Yoga of life – to rush or not to rush?
Is your life one big 'rush'?
Is your day spent rushing through all you need to do – in order to get to the next thing, and the next and the next? Does it feel like life is one long ‘to do’ list that never seems to end – always pushing you along trying to beat the clock, leaving you feeling anxious and stressed trying to get it all done?
It is easy to be fooled that you have to be moving your body to be in a rush, but you can feel just as rushed whilst sitting down. You can feel racy or rushed whilst trying to complete a task, or by the thoughts that there isn’t enough time to get everything done. In fact, many of us are most stressed when sitting at a desk trying to meet a deadline or getting through the ‘to do list’.
In all of these scenarios the mind is racing ahead and we can be unaware of how the body feels – this is stressful to our body as the nervous system is running in overdrive.
When we rush we have essentially disconnected from our natural rhythm.
Whilst rushing may be a strategy to get things done in a speedy manner, it’s important to stop and ask: what is this choice doing to our body physiologically, and psychologically, and how is it affecting the quality of our day and thus our health?
Let’s look at what many yoga practitioners and participants report happens to the body when they rush:
- Increased anxiousness and stress
- Tension in the shoulders
- Hardness and tightness throughout the body that feels uncomfortable
- The breath becomes erratic, short, and loses its steadiness
- We make choices with a lack of regard for the body
- Clarity of mind turns into confusion, a struggle to concentrate and impaired decision making
- We make mistakes that then take more time to fix (oh the irony!)
- The joy factor drops and we easily become cranky and critical
- And by the end of the day we are exhausted from the un-natural pace and momentum
Hmmm ... sounds familiar doesn’t it ... and not that appealing. Yet so many of us are choosing this!
Back in the Stone Age our predators were the wild animals looking for their next feed, but today our relationship with time is the modern day predator! This predator is creating stress, anxiety, and illness inside our bodies as a result of the nervous system being in fight or flight mode 24/7.
Rushing plays a big part in the cause of this stress. The accumulative stress from pushing and driving the body compromises our nervous system and inevitably leads to long-term health issues and anxiety, impacting on our mental health and ability to deal with our day.
“Anxiety is the most common mental health condition in Australia. On average 1 in 4 people will experience anxiety."[i]
It is fair to say that something is not right in the way that we are choosing to move and live that is negatively impacting our body in many ways. Therefore there must be another way that supports us to be able to get through the day without feeling smashed or exhausted.
Our natural foundational way of living is actually to be present with ourselves and in rhythm with the quality of stillness within.
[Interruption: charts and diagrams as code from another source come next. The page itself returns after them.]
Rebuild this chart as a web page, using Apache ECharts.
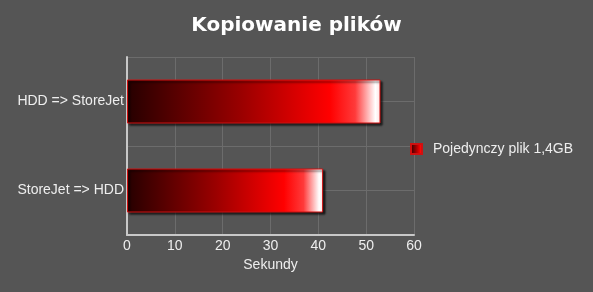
<!DOCTYPE html>
<html><head><meta charset="utf-8">
<script src="https://cdn.jsdelivr.net/npm/echarts@6/dist/echarts.min.js"></script>
<style>html,body{margin:0;padding:0;background:#555555;}#c{width:593px;height:292px;}</style>
</head><body><div id="c"></div>
<script>
var titleText = 'Kopiowanie plików';
var categories = ['StoreJet => HDD', 'HDD => StoreJet'];
var seriesName = 'Pojedynczy plik 1,4GB';
var values = [41, 53];
var axisName = 'Sekundy';

var chart = echarts.init(document.getElementById('c'));
var grad = new echarts.graphic.LinearGradient(0, 0, 1, 0, [
  {offset: 0, color: '#260000'},
  {offset: 0.45, color: '#9a0000'},
  {offset: 0.8, color: '#ff0000'},
  {offset: 0.9, color: '#ff3a3a'},
  {offset: 0.98, color: '#ffffff'},
  {offset: 1, color: '#ffe0e0'}
]);
chart.setOption({
  backgroundColor: '#555555',
  animation: false,
  title: {
    text: titleText, left: 'center', top: 11,
    textStyle: {color: '#ffffff', fontFamily: 'DejaVu Sans', fontWeight: 900, fontSize: 20}
  },
  legend: {
    data: [seriesName], left: 405, top: 137, orient: 'vertical',
    itemWidth: 11, itemHeight: 10, itemGap: 10,
    textStyle: {color: '#eeeeee', fontFamily: 'Liberation Sans', fontSize: 14, padding: [0,0,0,6]},
    icon: 'rect'
  },
  grid: {left: 127, right: 179, top: 57, bottom: 57, containLabel: false},
  xAxis: {
    type: 'value', min: 0, max: 60, interval: 10,
    name: axisName, nameLocation: 'middle', nameGap: 21,
    nameTextStyle: {color: '#eeeeee', fontFamily: 'Liberation Sans', fontSize: 14},
    axisLine: {show: true, lineStyle: {color: '#c8c8c8', width: 2}},
    axisTick: {show: false},
    axisLabel: {color: '#eeeeee', fontFamily: 'Liberation Sans', fontSize: 14, margin: 4},
    splitLine: {show: true, lineStyle: {color: '#6c6c6c', width: 1}}
  },
  yAxis: [{
    type: 'category', data: categories,
    axisLine: {show: true, lineStyle: {color: '#c8c8c8', width: 2}},
    axisTick: {show: false},
    axisLabel: {color: '#eeeeee', fontFamily: 'Liberation Sans', fontSize: 14, margin: 3},
    splitLine: {show: false}
  }, {
    type: 'value', min: 0, max: 4, interval: 1, position: 'left',
    axisLine: {show: false}, axisTick: {show: false}, axisLabel: {show: false},
    splitLine: {show: true, lineStyle: {color: '#6c6c6c', width: 1}}
  }],
  series: [{
    name: seriesName, type: 'bar', data: values, barWidth: 44, yAxisIndex: 0,
    itemStyle: {
      color: grad, borderColor: '#d01010', borderWidth: 1,
      shadowColor: 'rgba(0,0,0,0.7)', shadowBlur: 2, shadowOffsetX: 2, shadowOffsetY: 2
    }
  }]
});
</script></body></html>
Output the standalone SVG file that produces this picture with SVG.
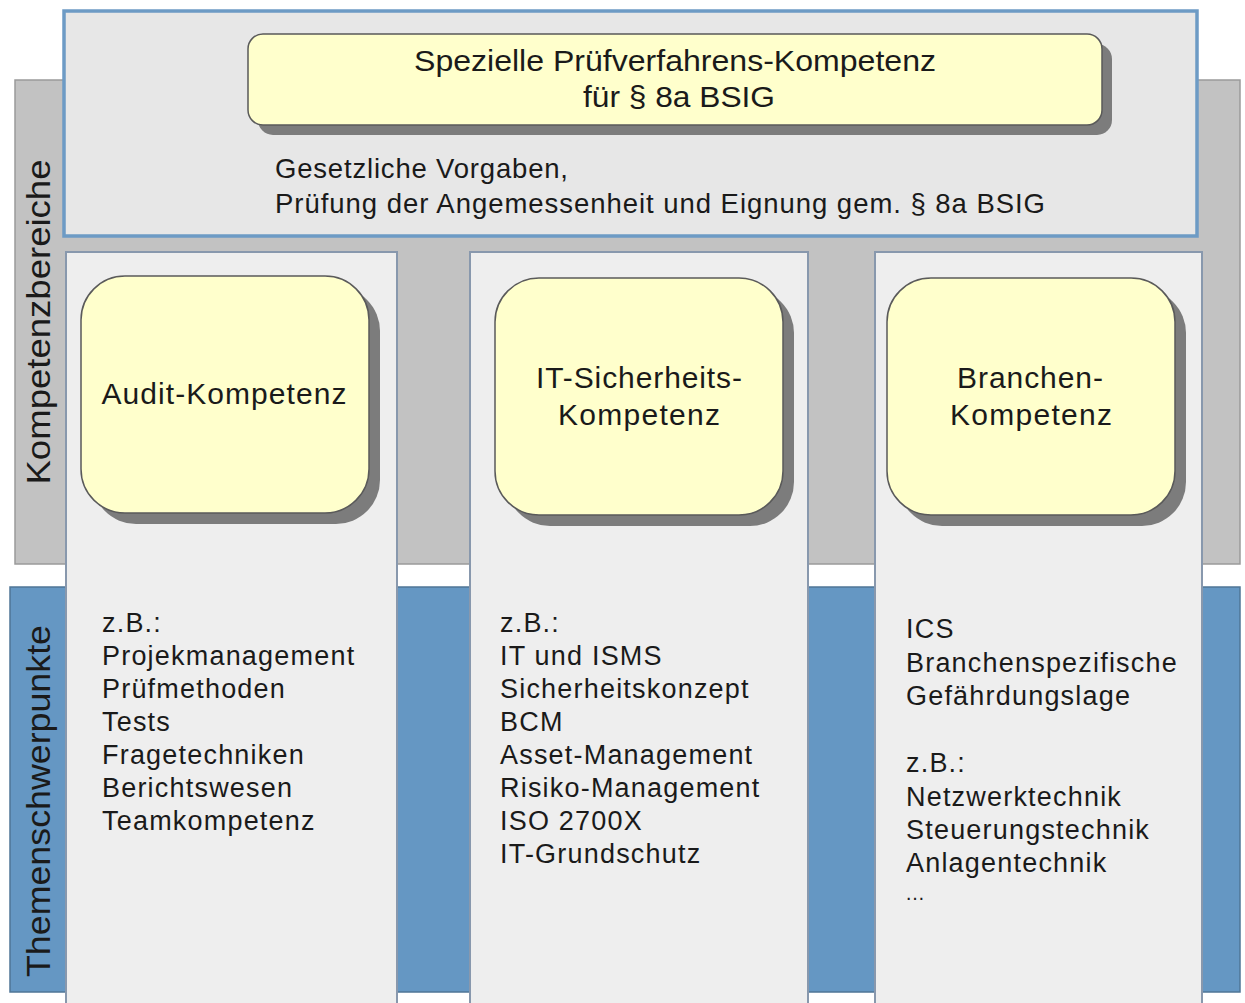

Living divorced from this, it is no wonder that our body starts to break down and why adrenal exhaustion[ii] and endocrine conditions are becoming increasingly prevalent.
"When you rush the body, it checks out – it is designed to move in moments. Understand this and you will heal anxiousness and exhaustion."Serge Benhayon Esoteric Teachings and Revelations, p 303
Exhaustion – a modern day plague
If we are feeling exhausted at the end of the day, how we do what we do in our day may be the reason why.
So if rushing creates stress and comes at great expense to our body and long-term health, is it worth it?
Many are realising that it’s not, and that there is an innate rhythm of stillness within our body that inspires a quality of movement very different to rushing and brings a steady presence to our life. When we listen to this inner knowing that inspires moments of presence and gentleness throughout the day, it unfolds in the most beautiful way – the quality of our movements changes as we allow ourselves the opportunity to feel more spacious and open because we have chosen to be ‘in connection with ourselves’.
Yoga, or ‘union’ in daily life becomes a tangible reality. Each moment is an opportunity to be present with whatever we may be doing, listening to what the body is communicating and taking responsibility for our well-being. From this space we can make choices that honour how our body feels and support ourselves to restore a way of living that is true and vital.
We can choose to let go of the ‘human-doing’ and instead enjoy the ‘human-being’. We can get the work and daily tasks done in a way that respects and cares for the body and feels great.
This is a welcome move away from the rush, stress and anxiousness we may otherwise find ourselves in, and instead becomes a very empowering way to live – knowing that our well-being and how we feel is predominantly a result of our moment-to-moment daily movements and lifestyle choices – a joyful and steady way to be in the world.